-- BEGIN --
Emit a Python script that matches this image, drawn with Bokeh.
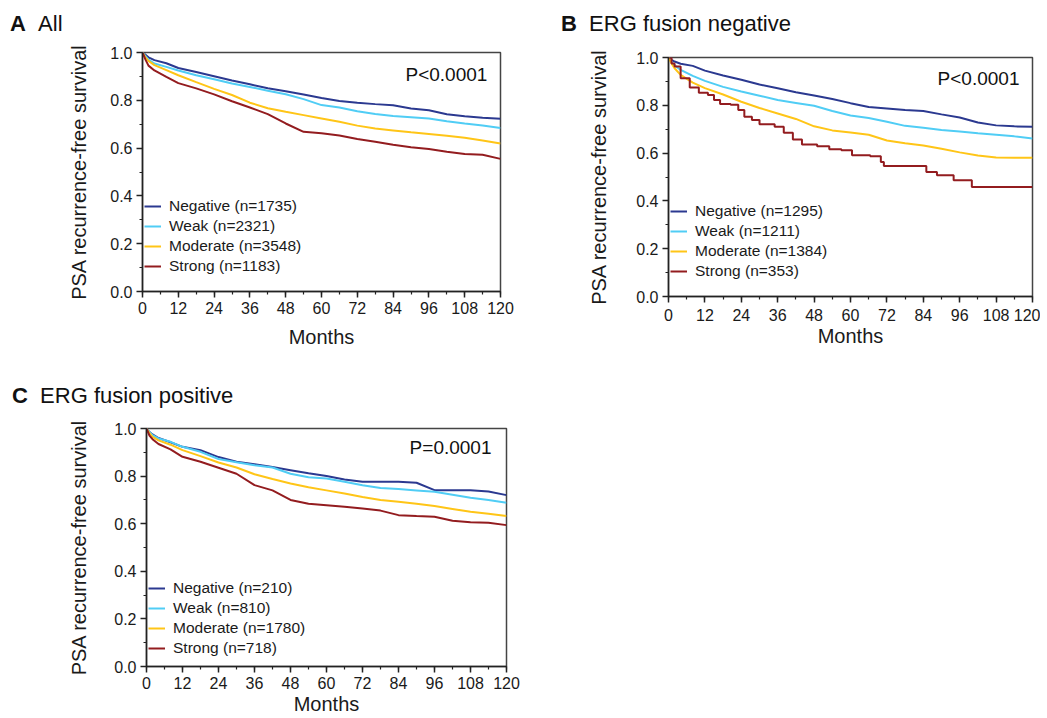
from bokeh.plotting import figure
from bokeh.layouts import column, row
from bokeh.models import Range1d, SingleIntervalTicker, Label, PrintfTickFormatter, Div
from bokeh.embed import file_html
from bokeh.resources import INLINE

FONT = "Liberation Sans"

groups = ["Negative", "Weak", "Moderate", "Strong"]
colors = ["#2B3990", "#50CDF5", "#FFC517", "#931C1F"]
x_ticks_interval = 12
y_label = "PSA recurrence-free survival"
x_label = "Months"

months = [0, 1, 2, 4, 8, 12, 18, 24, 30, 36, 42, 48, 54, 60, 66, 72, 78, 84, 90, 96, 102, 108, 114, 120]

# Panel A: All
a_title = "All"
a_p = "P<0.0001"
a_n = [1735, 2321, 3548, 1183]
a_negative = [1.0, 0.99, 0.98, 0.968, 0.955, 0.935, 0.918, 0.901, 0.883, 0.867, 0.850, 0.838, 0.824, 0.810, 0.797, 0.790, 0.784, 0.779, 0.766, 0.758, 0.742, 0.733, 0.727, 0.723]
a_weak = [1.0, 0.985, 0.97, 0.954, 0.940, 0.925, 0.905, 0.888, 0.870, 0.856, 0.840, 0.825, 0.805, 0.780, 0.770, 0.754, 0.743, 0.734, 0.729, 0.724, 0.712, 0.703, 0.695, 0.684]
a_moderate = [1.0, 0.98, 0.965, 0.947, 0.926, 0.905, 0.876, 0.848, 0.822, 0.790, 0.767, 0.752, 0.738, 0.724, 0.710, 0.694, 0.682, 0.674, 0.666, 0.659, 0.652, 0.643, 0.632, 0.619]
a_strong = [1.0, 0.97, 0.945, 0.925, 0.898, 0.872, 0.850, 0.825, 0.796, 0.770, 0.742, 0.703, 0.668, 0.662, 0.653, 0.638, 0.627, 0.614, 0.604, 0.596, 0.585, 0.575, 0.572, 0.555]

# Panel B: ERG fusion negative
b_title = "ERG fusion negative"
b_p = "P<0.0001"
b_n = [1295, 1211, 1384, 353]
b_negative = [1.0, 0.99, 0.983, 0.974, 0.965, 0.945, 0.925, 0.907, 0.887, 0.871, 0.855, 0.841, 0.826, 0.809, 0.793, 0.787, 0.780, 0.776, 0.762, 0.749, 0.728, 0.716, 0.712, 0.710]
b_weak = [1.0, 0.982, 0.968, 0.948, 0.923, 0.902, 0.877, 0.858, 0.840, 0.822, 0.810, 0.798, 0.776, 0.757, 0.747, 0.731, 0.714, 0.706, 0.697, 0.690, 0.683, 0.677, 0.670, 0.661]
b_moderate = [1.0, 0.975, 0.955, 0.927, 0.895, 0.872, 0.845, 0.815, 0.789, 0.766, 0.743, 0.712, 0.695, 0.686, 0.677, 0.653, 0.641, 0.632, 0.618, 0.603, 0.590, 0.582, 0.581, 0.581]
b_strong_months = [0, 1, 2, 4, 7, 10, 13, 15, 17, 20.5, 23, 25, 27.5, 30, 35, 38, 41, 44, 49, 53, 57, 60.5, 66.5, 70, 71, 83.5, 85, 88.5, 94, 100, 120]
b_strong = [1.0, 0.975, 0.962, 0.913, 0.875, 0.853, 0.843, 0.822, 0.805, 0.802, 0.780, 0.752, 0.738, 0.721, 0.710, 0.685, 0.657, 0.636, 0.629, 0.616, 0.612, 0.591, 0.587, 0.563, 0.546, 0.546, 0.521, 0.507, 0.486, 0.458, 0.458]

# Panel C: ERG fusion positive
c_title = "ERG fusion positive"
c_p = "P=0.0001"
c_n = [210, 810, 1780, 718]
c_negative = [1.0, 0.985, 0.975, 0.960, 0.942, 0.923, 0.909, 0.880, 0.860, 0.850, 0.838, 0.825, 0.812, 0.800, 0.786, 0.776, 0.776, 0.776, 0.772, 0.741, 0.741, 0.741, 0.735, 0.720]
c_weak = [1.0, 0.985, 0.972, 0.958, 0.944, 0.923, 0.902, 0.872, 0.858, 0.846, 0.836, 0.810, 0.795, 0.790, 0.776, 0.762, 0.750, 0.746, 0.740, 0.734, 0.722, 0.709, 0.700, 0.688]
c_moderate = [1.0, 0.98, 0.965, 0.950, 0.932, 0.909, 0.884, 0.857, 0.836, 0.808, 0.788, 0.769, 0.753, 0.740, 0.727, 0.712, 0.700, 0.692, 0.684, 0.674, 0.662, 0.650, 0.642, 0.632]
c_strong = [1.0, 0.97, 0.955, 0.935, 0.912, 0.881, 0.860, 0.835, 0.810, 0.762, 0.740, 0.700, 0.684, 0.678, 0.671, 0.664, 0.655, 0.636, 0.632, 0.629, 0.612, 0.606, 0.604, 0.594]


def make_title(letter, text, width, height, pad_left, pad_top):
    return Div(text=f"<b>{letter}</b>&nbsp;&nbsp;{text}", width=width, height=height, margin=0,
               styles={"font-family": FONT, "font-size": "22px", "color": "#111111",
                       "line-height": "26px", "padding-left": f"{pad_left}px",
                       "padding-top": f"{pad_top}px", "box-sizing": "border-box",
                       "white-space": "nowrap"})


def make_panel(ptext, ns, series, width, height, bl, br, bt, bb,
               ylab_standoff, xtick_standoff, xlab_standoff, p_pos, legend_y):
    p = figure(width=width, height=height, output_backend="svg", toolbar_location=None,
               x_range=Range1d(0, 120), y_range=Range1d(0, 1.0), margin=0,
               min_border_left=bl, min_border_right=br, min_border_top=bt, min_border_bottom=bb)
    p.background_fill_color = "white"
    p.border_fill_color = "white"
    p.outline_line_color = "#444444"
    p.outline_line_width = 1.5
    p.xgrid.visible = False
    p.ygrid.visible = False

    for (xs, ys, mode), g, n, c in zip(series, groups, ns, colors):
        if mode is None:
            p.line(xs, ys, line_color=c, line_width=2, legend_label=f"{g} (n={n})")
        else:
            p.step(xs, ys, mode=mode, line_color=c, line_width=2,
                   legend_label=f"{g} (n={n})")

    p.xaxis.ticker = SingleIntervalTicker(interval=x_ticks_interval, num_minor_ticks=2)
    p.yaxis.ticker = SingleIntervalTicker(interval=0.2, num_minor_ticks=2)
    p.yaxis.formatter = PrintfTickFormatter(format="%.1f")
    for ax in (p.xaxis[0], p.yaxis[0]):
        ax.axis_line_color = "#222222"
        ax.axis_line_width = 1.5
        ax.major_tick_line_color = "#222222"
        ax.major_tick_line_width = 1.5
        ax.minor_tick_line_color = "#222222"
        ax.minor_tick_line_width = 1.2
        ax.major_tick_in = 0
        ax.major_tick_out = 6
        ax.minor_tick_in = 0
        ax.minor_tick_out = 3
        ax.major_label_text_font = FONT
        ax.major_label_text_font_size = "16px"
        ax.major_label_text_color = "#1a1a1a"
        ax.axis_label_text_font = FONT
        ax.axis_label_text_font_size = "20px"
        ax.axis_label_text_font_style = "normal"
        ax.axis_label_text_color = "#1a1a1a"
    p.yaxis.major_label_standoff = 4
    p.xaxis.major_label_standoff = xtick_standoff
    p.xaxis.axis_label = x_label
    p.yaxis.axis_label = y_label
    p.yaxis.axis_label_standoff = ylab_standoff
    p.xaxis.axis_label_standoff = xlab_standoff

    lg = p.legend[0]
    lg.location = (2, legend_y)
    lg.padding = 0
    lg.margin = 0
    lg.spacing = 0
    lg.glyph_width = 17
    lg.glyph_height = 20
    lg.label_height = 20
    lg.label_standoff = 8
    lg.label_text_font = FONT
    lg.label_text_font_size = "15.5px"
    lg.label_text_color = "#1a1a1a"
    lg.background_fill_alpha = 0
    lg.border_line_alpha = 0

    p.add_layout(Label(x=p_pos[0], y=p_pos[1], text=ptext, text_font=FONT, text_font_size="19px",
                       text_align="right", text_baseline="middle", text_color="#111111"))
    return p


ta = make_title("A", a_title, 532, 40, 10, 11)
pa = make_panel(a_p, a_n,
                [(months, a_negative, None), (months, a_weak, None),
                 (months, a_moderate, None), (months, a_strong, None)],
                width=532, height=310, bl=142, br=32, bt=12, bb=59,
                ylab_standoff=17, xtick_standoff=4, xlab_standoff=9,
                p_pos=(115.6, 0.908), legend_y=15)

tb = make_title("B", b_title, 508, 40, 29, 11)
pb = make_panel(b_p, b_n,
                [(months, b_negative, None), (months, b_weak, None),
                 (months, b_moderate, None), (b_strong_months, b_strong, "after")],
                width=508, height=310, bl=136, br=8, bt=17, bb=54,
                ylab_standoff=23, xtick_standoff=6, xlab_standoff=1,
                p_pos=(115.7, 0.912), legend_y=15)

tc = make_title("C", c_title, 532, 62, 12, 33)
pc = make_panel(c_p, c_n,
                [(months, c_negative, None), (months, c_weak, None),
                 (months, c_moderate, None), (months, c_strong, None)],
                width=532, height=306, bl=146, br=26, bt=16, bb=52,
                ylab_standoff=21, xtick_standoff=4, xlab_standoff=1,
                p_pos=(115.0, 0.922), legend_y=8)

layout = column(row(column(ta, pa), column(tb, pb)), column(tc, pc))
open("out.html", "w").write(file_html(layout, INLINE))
-- END --
=== EXERCISE INSTRUCTIONS ===
Emit the lines of the material exactly, from its first line to the line containing "0.575, 0.572, 0.555]", inclusive; leave every picture out.

=== RIGHT ANSWER ===
Emit a Python script that matches this image, drawn with Bokeh.
from bokeh.plotting import figure
from bokeh.layouts import column, row
from bokeh.models import Range1d, SingleIntervalTicker, Label, PrintfTickFormatter, Div
from bokeh.embed import file_html
from bokeh.resources import INLINE

FONT = "Liberation Sans"

groups = ["Negative", "Weak", "Moderate", "Strong"]
colors = ["#2B3990", "#50CDF5", "#FFC517", "#931C1F"]
x_ticks_interval = 12
y_label = "PSA recurrence-free survival"
x_label = "Months"

months = [0, 1, 2, 4, 8, 12, 18, 24, 30, 36, 42, 48, 54, 60, 66, 72, 78, 84, 90, 96, 102, 108, 114, 120]

# Panel A: All
a_title = "All"
a_p = "P<0.0001"
a_n = [1735, 2321, 3548, 1183]
a_negative = [1.0, 0.99, 0.98, 0.968, 0.955, 0.935, 0.918, 0.901, 0.883, 0.867, 0.850, 0.838, 0.824, 0.810, 0.797, 0.790, 0.784, 0.779, 0.766, 0.758, 0.742, 0.733, 0.727, 0.723]
a_weak = [1.0, 0.985, 0.97, 0.954, 0.940, 0.925, 0.905, 0.888, 0.870, 0.856, 0.840, 0.825, 0.805, 0.780, 0.770, 0.754, 0.743, 0.734, 0.729, 0.724, 0.712, 0.703, 0.695, 0.684]
a_moderate = [1.0, 0.98, 0.965, 0.947, 0.926, 0.905, 0.876, 0.848, 0.822, 0.790, 0.767, 0.752, 0.738, 0.724, 0.710, 0.694, 0.682, 0.674, 0.666, 0.659, 0.652, 0.643, 0.632, 0.619]
a_strong = [1.0, 0.97, 0.945, 0.925, 0.898, 0.872, 0.850, 0.825, 0.796, 0.770, 0.742, 0.703, 0.668, 0.662, 0.653, 0.638, 0.627, 0.614, 0.604, 0.596, 0.585, 0.575, 0.572, 0.555]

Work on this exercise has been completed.